In part thanks to the fallout from the financial crisis, consumers are starting to cotton on to the fact that there is no “set it and forget it” switch to their investment portfolios.
The majority of investors recently surveyed by Charles Schwab said that even though they may trust their financial advisor, they still check in from time to time to be sure they are working in their best interest.
Of investors who say they are actively engaged in investing, 72% check up on their their investments at least once a month. And of those, half make changes according to their financial and personal life situation.
It’s a positive sign, considering the insidiousness of 401(k) and financial advisory fees.
But we are far from having 100% total engagement, even for investors who have plenty of assets to worry about.
Charles Schwab asked more than 1,000 professionals with at least $250,000 in investible assets whether they take a hands-on approach to investing. The majority (60%) said they are engaged, but another 40% admitted they’re into the hands-off approach.
Why? Only one-third of less-engaged investors said it’s worth their time to be actively involved in their investments, and 20% automatically defer to their financial planner or advisor.
That’s not exactly a recipe for success.
“If you have a professional financial advisor, don’t assume that you should check your investments any less frequently,” says financial planner Dan Caplinger. “Advisors won’t necessarily contact you as often as you’d like, and they may not pay attention to the things that are most important to you. Keeping abreast of your own finances is crucial even if you’ve hired people to help you.”
Don’t get us wrong. We’re not saying people should learn to day trade on their lunch break (you may cyberstalk Warren Buffet but trust us — you’re no match for the pros). Following the ups and downs of the market on CNBC will get you nowhere either. By the time you’ve heard the news, it’s already too late to act on it, and chances are it will only distract you from your long-term goals.

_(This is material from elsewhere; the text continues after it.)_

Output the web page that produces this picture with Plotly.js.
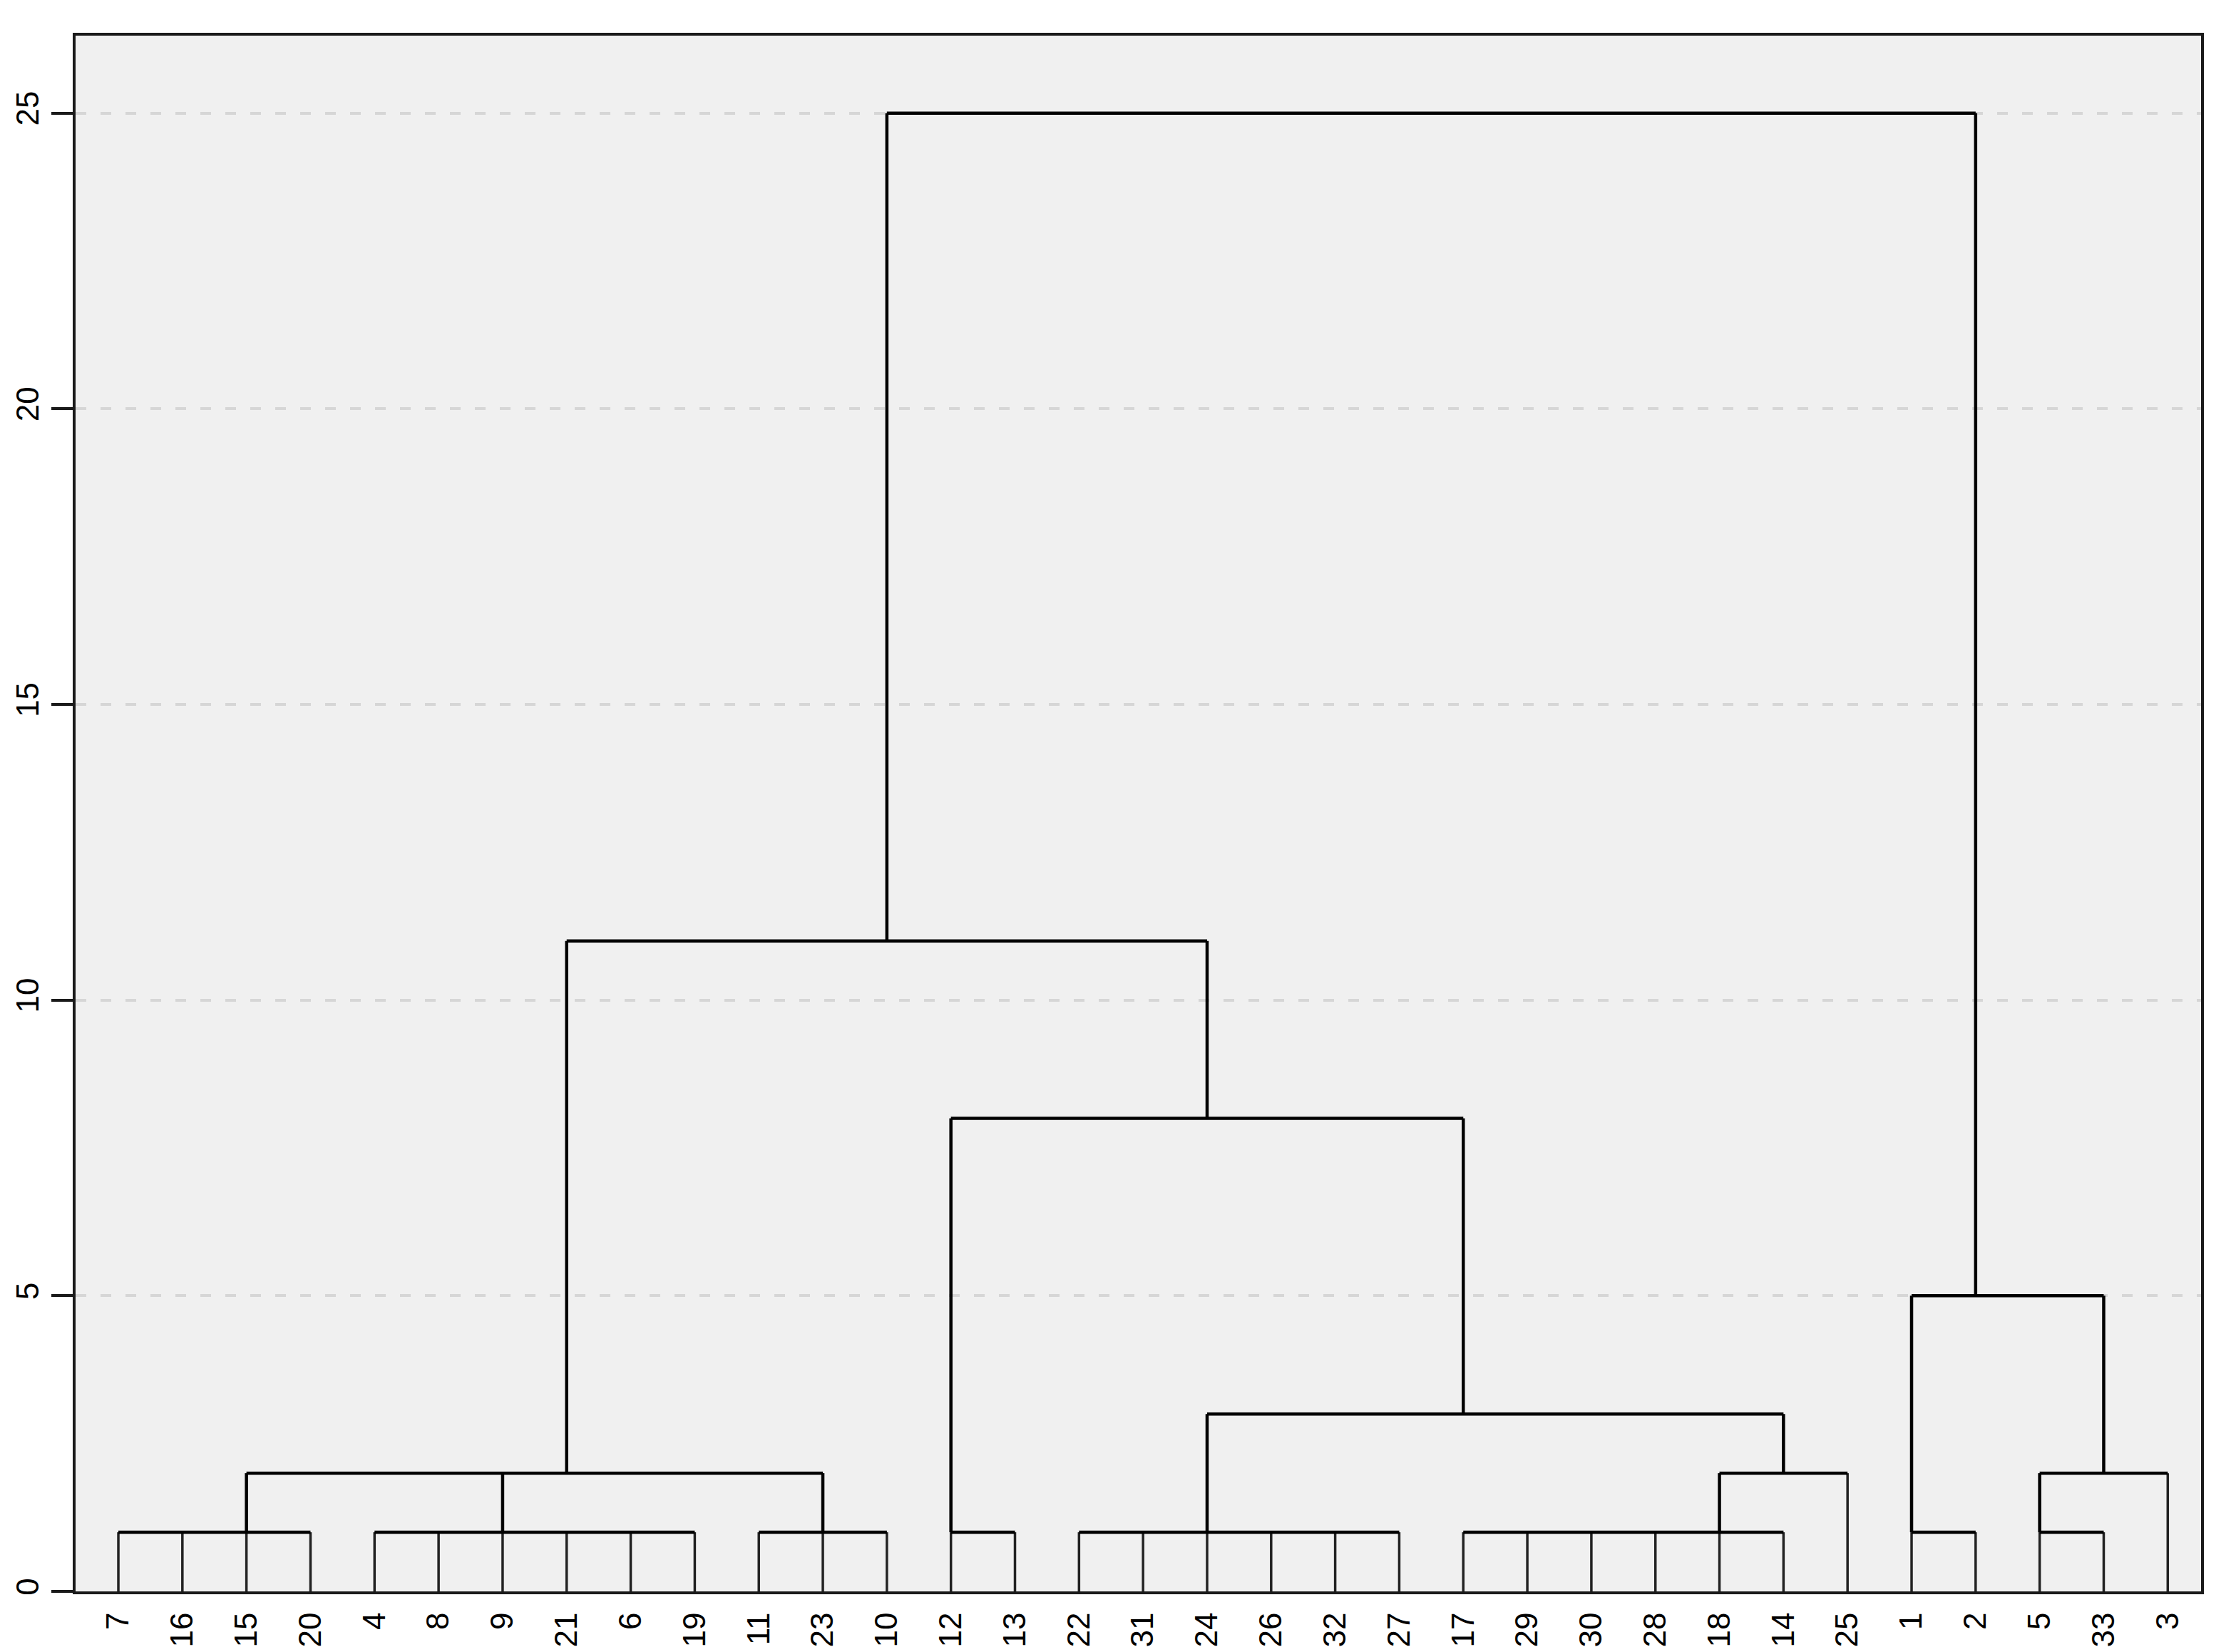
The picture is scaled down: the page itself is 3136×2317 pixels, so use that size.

The simpler your investment style, the less you’ll need to micromanage. The closest you can get these days to a low-maintenance strategy is relying on a low-cost index fund, an investment vehicle that consistently beats out actively managed portfolios.
Following up with your advisor a couple times per year, adjusting your investments as your life situation changes, and educating yourself about the cost of your investments along the way are just three simple ways to ensure your portfolio is working for you and not against you.